Reviewing the Form 990: Four Key Pages
If your not-for-profit is required to file the Form 990, rather than the 990-N or 990-EZ, there are four places you should focus your attention:
Snap Shot: Page 1. The first page of the Form 990 contains basic information about the organization, and a summary of its financial activities. It should provide the reader with a quick look at your mission, organizational structure, unrelated activities and financial health. The revenue, expense, asset and liability amounts should be consistent with your year-end financial statements. If the numbers you see on the 990 do not match your financial statement, ask someone to explain the differences.
Accomplishments: Page 2. The second page of the 990 will catch the attention of governmental agencies and potential donors. It describes in more detail the organization’s mission, new programs, three largest programs, and revenue and expenses by program. As you review this information, make sure the activities listed are consistent with the charitable purpose for which the organization has received exempt status. Over time, it is not unusual for an organization to shift to meet the needs of the community it serves. However, an inconsistency between the exempt purpose and the language in this section may prompt an audit or, in some cases, the revocation of exempt status. This section is also a significant one for donors. As you review the information, consider whether the statement of accomplishments would persuade you to make a contribution.
Checklist of Required Schedules: Page 3. Thirty percent of the organizations that file the Form 990 do so incorrectly. In many cases, this is because they fail to file a required form. A quick review of the questions and responses on page 3 should reassure board members that the required forms have been submitted.
Governance, Management & Disclosures: Page 6. At the top of the Governance, Management & Disclosure page, the IRS notes that the page requests information about policies not required by the Internal Revenue Code. However, the answers to these best practice-based questions serve as red flags, and are used to assign audit priorities. More significantly, these questions are receiving increasing scrutiny by savvy donors and granting organizations. As a board member, you should consider the implications of a negative response, and what can be done to remedy the situation.
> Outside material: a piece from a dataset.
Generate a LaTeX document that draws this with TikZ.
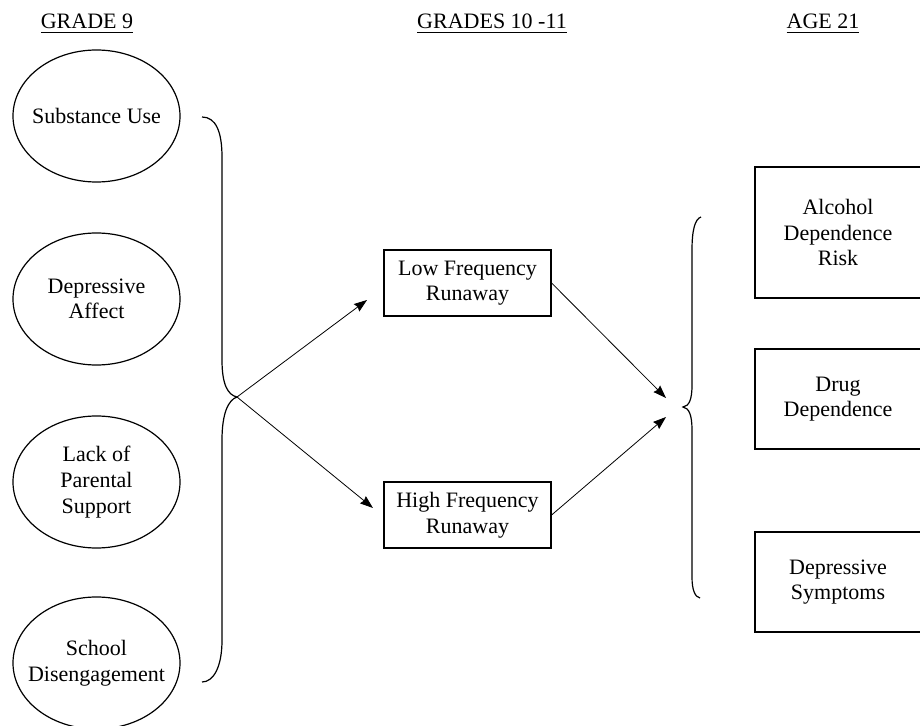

The above article, excerpted from Jacobson Jarvis’ booklet “What Board Members Need to Know About Not-for-Profit Finance and Accounting”, is a timely reminder for board members that May 15th is the first due date for calendar year-end Form 990s (many organizations file extensions). Now is the time to take a look at your 990 and make sure that the information in it is correct and does the best job of describing the purpose of your organization to potential donors.